» EXERCISE INSTRUCTIONS
Transcribe every line from the top down to the line with "var critPress = [904, 925, 895, 892];", both ends included, but not the pictures.

» RAW DATA
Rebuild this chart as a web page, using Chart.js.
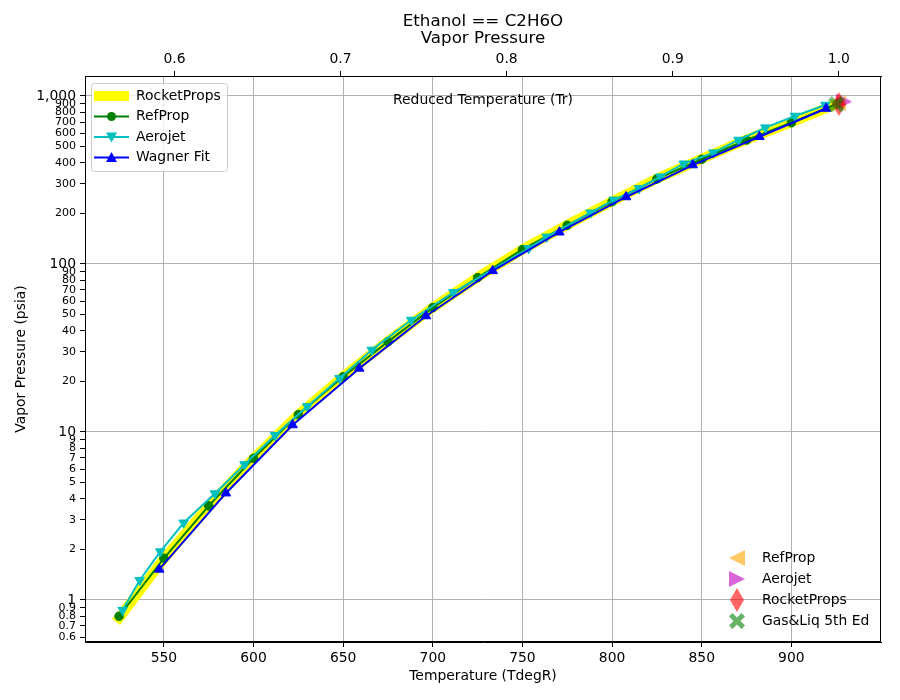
<!DOCTYPE html>
<html>
<head>
<meta charset="utf-8">
<script src="https://cdn.jsdelivr.net/npm/chart.js@4.4.1/dist/chart.umd.min.js"></script>
<style>
  html, body { margin: 0; padding: 0; background: #fff; }
  #wrap { width: 900px; height: 700px; }
</style>
</head>
<body>
<div id="wrap"><canvas id="vp" width="900" height="700"></canvas></div>
<script>
// vapor pressure data (T in degR, P in psia)
var refTemps = [525, 550, 575, 600, 625, 650, 675, 700, 725, 750, 775, 800, 825, 850, 875, 900, 926.5];
var refPress = [0.80, 1.77, 3.63, 6.97, 12.7, 21.3, 34.5, 55.0, 82.9, 122, 170, 235, 321, 420, 547, 693, 909];

var rpTemps = [525, 550, 575, 600, 625, 650, 675, 700, 725, 750, 775, 800, 825, 850, 875, 900, 926.5];
var rpPress = [0.78, 1.76, 3.62, 6.95, 12.7, 21.4, 34.7, 55.0, 83.3, 122, 171, 236, 322, 423, 550, 697, 909];

var aeroTemps = [527, 536.5, 548, 561, 578.5, 595, 612, 630, 648, 666, 688, 711.5, 753.5, 763.5, 788, 801, 815, 827, 840, 856.5, 870.5, 885.5, 902, 919];
var aeroPress = [0.87, 1.31, 1.94, 2.88, 4.3, 6.4, 9.55, 14.2, 20.9, 30.8, 46.4, 67.8, 124, 145, 202, 241, 282, 331, 395, 460, 547, 648, 760, 884];

var wagTemps = [547.4, 584.6, 621.8, 659.0, 696.2, 733.4, 770.6, 807.8, 845.0, 882.2, 919.4];
var wagPress = [1.52, 4.32, 11.0, 23.9, 49.0, 91.0, 154.5, 250.5, 388, 572, 842];

// critical points
var critLabels = ['RefProp', 'Aerojet', 'RocketProps', 'Gas&Liq 5th Ed'];
var critTemps = [926.1, 929.5, 926.5, 925.1];
var critPress = [904, 925, 895, 892];

var tcRankine = 926.5;
var xTicks = [550, 600, 650, 700, 750, 800, 850, 900];
var trTicks = [0.6, 0.7, 0.8, 0.9, 1.0];
var yTicks = [0.6, 0.7, 0.8, 0.9, 1, 2, 3, 4, 5, 6, 7, 8, 9, 10, 20, 30, 40, 50, 60, 70, 80, 90,
              100, 200, 300, 400, 500, 600, 700, 800, 900, 1000];

var FONT = '"DejaVu Sans", sans-serif';
var GRID = '#b0b0b0';

function pts(xs, ys) {
  return xs.map(function(x, i) { return {x: x, y: ys[i]}; });
}

function isDecade(v) {
  var l = Math.log10(v);
  return Math.abs(l - Math.round(l)) < 1e-9;
}

// marker images for the critical points
function markerCanvas(w, h, color, draw) {
  var c = document.createElement('canvas');
  c.width = w; c.height = h;
  var g = c.getContext('2d');
  g.fillStyle = color;
  g.beginPath();
  draw(g, w, h);
  g.closePath();
  g.fill();
  return c;
}
var triLeft = markerCanvas(16, 16, 'rgba(255,165,0,0.6)', function(g, w, h) {
  g.moveTo(0, h / 2); g.lineTo(w, 0); g.lineTo(w, h);
});
var triRight = markerCanvas(16, 16, 'rgba(191,0,191,0.6)', function(g, w, h) {
  g.moveTo(w, h / 2); g.lineTo(0, 0); g.lineTo(0, h);
});
var thinDiamond = markerCanvas(14, 24, 'rgba(255,0,0,0.6)', function(g, w, h) {
  g.moveTo(w / 2, 0); g.lineTo(w, h / 2); g.lineTo(w / 2, h); g.lineTo(0, h / 2);
});
var fatX = markerCanvas(16, 16, 'rgba(0,128,0,0.6)', function(g, w, h) {
  var a = 3.5, s = w / 2;
  var p = [[0, a], [a, 0], [s, s - a], [w - a, 0], [w, a], [s + a, s], [w, h - a], [w - a, h],
           [s, s + a], [a, h], [0, h - a], [s - a, s]];
  g.moveTo(p[0][0], p[0][1]);
  for (var i = 1; i < p.length; i++) g.lineTo(p[i][0], p[i][1]);
});
var critImages = [triLeft, triRight, thinDiamond, fatX];

var datasets = [
  {label: 'RocketProps', data: pts(rpTemps, rpPress), showLine: true, borderColor: '#ffff00',
   borderWidth: 10, pointRadius: 0, borderCapStyle: 'square', borderJoinStyle: 'round', order: 10},
  {label: 'RefProp', data: pts(refTemps, refPress), showLine: true, borderColor: '#008000',
   backgroundColor: '#008000', borderWidth: 2, pointStyle: 'circle', pointRadius: 4.3,
   pointBorderWidth: 1, borderJoinStyle: 'round', order: 9, mk: 'circle'},
  {label: 'Aerojet', data: pts(aeroTemps, aeroPress), showLine: true, borderColor: '#00bfbf',
   backgroundColor: '#00bfbf', borderWidth: 2, pointStyle: 'triangle', pointRotation: 180,
   pointRadius: 5.5, pointBorderWidth: 1, borderJoinStyle: 'round', order: 8, mk: 'down'},
  {label: 'Wagner Fit', data: pts(wagTemps, wagPress), showLine: true, borderColor: '#0000ff',
   backgroundColor: '#0000ff', borderWidth: 2, pointStyle: 'triangle', pointRotation: 0,
   pointRadius: 5.5, pointBorderWidth: 1, borderJoinStyle: 'round', order: 7, mk: 'up'}
];
critLabels.forEach(function(name, i) {
  datasets.push({label: name, data: [{x: critTemps[i], y: critPress[i]}], showLine: false,
    pointStyle: critImages[i], pointRadius: 8, order: 4 - i, crit: true});
});

// titles, inner label, frame and the two legends
var decorPlugin = {
  id: 'decor',
  afterDraw: function(chart) {
    var ctx = chart.ctx, a = chart.chartArea;
    var cx = (a.left + a.right) / 2;
    ctx.save();
    ctx.fillStyle = '#000';
    ctx.textAlign = 'center';
    ctx.textBaseline = 'middle';
    ctx.font = '16.7px ' + FONT;
    ctx.fillText('Ethanol == C2H6O', cx, 22);
    ctx.fillText('Vapor Pressure', cx, 39);
    ctx.font = '13.9px ' + FONT;
    ctx.fillText('Reduced Temperature (Tr)', cx, a.top + 24);

    ctx.strokeStyle = '#000';
    ctx.lineWidth = 1;
    ctx.strokeRect(Math.round(a.left) + 0.5, Math.round(a.top) + 0.5,
                   Math.round(a.right - a.left) - 1, Math.round(a.bottom - a.top) - 1);

    // upper-left legend
    var bx = a.left + 6.5, by = a.top + 7.5, bw = 136, bh = 88, r = 3;
    ctx.beginPath();
    ctx.moveTo(bx + r, by);
    ctx.arcTo(bx + bw, by, bx + bw, by + bh, r);
    ctx.arcTo(bx + bw, by + bh, bx, by + bh, r);
    ctx.arcTo(bx, by + bh, bx, by, r);
    ctx.arcTo(bx, by, bx + bw, by, r);
    ctx.closePath();
    ctx.fillStyle = 'rgba(255,255,255,0.8)';
    ctx.fill();
    ctx.strokeStyle = '#cccccc';
    ctx.stroke();

    ctx.textAlign = 'left';
    var lines = chart.data.datasets.filter(function(d) { return !d.crit; });
    lines.forEach(function(d, i) {
      var y = a.top + 20 + i * 20.5;
      var x0 = a.left + 9, x1 = a.left + 44, xm = (x0 + x1) / 2;
      ctx.strokeStyle = d.borderColor;
      ctx.lineWidth = d.borderWidth;
      ctx.beginPath(); ctx.moveTo(x0, y); ctx.lineTo(x1, y); ctx.stroke();
      ctx.fillStyle = d.borderColor;
      var s = 5.5;
      if (d.mk === 'circle') {
        ctx.beginPath(); ctx.arc(xm, y, 4.5, 0, Math.PI * 2); ctx.fill();
      } else if (d.mk === 'down') {
        ctx.beginPath(); ctx.moveTo(xm - s, y - s * 0.8); ctx.lineTo(xm + s, y - s * 0.8);
        ctx.lineTo(xm, y + s); ctx.closePath(); ctx.fill();
      } else if (d.mk === 'up') {
        ctx.beginPath(); ctx.moveTo(xm - s, y + s * 0.8); ctx.lineTo(xm + s, y + s * 0.8);
        ctx.lineTo(xm, y - s); ctx.closePath(); ctx.fill();
      }
      ctx.fillStyle = '#000';
      ctx.fillText(d.label, a.left + 51, y);
    });

    // lower-right legend (critical points, no frame)
    var crits = chart.data.datasets.filter(function(d) { return d.crit; });
    crits.forEach(function(d, i) {
      var y = a.bottom - 84 + i * 21;
      var img = d.pointStyle;
      ctx.drawImage(img, a.right - 144 - img.width / 2, y - img.height / 2);
      ctx.fillStyle = '#000';
      ctx.fillText(d.label, a.right - 119, y);
    });
    ctx.restore();
  }
};

new Chart(document.getElementById('vp'), {
  type: 'scatter',
  data: {datasets: datasets},
  options: {
    responsive: false,
    animation: false,
    devicePixelRatio: 1,
    layout: {padding: {left: 0, right: 19, top: 0, bottom: 0}},
    plugins: {legend: {display: false}, tooltip: {enabled: false}},
    scales: {
      x: {
        type: 'linear', position: 'bottom', min: 506, max: 950,
        afterBuildTicks: function(s) { s.ticks = xTicks.map(function(v) { return {value: v}; }); },
        afterFit: function(s) { s.height = 58; },
        grid: {color: GRID, tickColor: '#000', tickLength: 5, lineWidth: 1},
        border: {display: true, color: '#000'},
        ticks: {color: '#000', font: {family: FONT, size: 13.9}, padding: 3, maxRotation: 0,
                autoSkip: false},
        title: {display: true, text: 'Temperature (TdegR)', color: '#000',
                font: {family: FONT, size: 13.9}, padding: {top: 0, bottom: 15}}
      },
      x2: {
        type: 'linear', position: 'top', min: 506 / tcRankine, max: 950 / tcRankine,
        afterBuildTicks: function(s) { s.ticks = trTicks.map(function(v) { return {value: v}; }); },
        afterFit: function(s) { s.height = 76; },
        grid: {drawOnChartArea: false, tickColor: '#000', tickLength: 5},
        border: {display: true, color: '#000'},
        ticks: {color: '#000', font: {family: FONT, size: 13.9}, padding: 3, maxRotation: 0,
                autoSkip: false, callback: function(v) { return Number(v).toFixed(1); }}
      },
      y: {
        type: 'logarithmic', position: 'left', min: 0.562, max: 1315,
        afterBuildTicks: function(s) { s.ticks = yTicks.map(function(v) { return {value: v}; }); },
        afterFit: function(s) { s.width = 85; },
        grid: {
          color: function(c) { return c.tick && isDecade(c.tick.value) ? GRID : 'rgba(0,0,0,0)'; },
          tickColor: '#000', tickLength: 5
        },
        border: {display: true, color: '#000'},
        ticks: {
          color: '#000', padding: 4, autoSkip: false,
          font: function(c) {
            return {family: FONT, size: c.tick && isDecade(c.tick.value) ? 13.9 : 11};
          },
          callback: function(v) { return Number(v).toLocaleString('en-US'); }
        },
        title: {display: true, text: 'Vapor Pressure (psia)', color: '#000',
                font: {family: FONT, size: 13.9}, padding: {top: 13, bottom: 0}}
      }
    }
  },
  plugins: [decorPlugin]
});
</script>
</body>
</html>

» RESULT
Rebuild this chart as a web page, using Chart.js.
<!DOCTYPE html>
<html>
<head>
<meta charset="utf-8">
<script src="https://cdn.jsdelivr.net/npm/chart.js@4.4.1/dist/chart.umd.min.js"></script>
<style>
  html, body { margin: 0; padding: 0; background: #fff; }
  #wrap { width: 900px; height: 700px; }
</style>
</head>
<body>
<div id="wrap"><canvas id="vp" width="900" height="700"></canvas></div>
<script>
// vapor pressure data (T in degR, P in psia)
var refTemps = [525, 550, 575, 600, 625, 650, 675, 700, 725, 750, 775, 800, 825, 850, 875, 900, 926.5];
var refPress = [0.80, 1.77, 3.63, 6.97, 12.7, 21.3, 34.5, 55.0, 82.9, 122, 170, 235, 321, 420, 547, 693, 909];

var rpTemps = [525, 550, 575, 600, 625, 650, 675, 700, 725, 750, 775, 800, 825, 850, 875, 900, 926.5];
var rpPress = [0.78, 1.76, 3.62, 6.95, 12.7, 21.4, 34.7, 55.0, 83.3, 122, 171, 236, 322, 423, 550, 697, 909];

var aeroTemps = [527, 536.5, 548, 561, 578.5, 595, 612, 630, 648, 666, 688, 711.5, 753.5, 763.5, 788, 801, 815, 827, 840, 856.5, 870.5, 885.5, 902, 919];
var aeroPress = [0.87, 1.31, 1.94, 2.88, 4.3, 6.4, 9.55, 14.2, 20.9, 30.8, 46.4, 67.8, 124, 145, 202, 241, 282, 331, 395, 460, 547, 648, 760, 884];

var wagTemps = [547.4, 584.6, 621.8, 659.0, 696.2, 733.4, 770.6, 807.8, 845.0, 882.2, 919.4];
var wagPress = [1.52, 4.32, 11.0, 23.9, 49.0, 91.0, 154.5, 250.5, 388, 572, 842];

// critical points
var critLabels = ['RefProp', 'Aerojet', 'RocketProps', 'Gas&Liq 5th Ed'];
var critTemps = [926.1, 929.5, 926.5, 925.1];
var critPress = [904, 925, 895, 892];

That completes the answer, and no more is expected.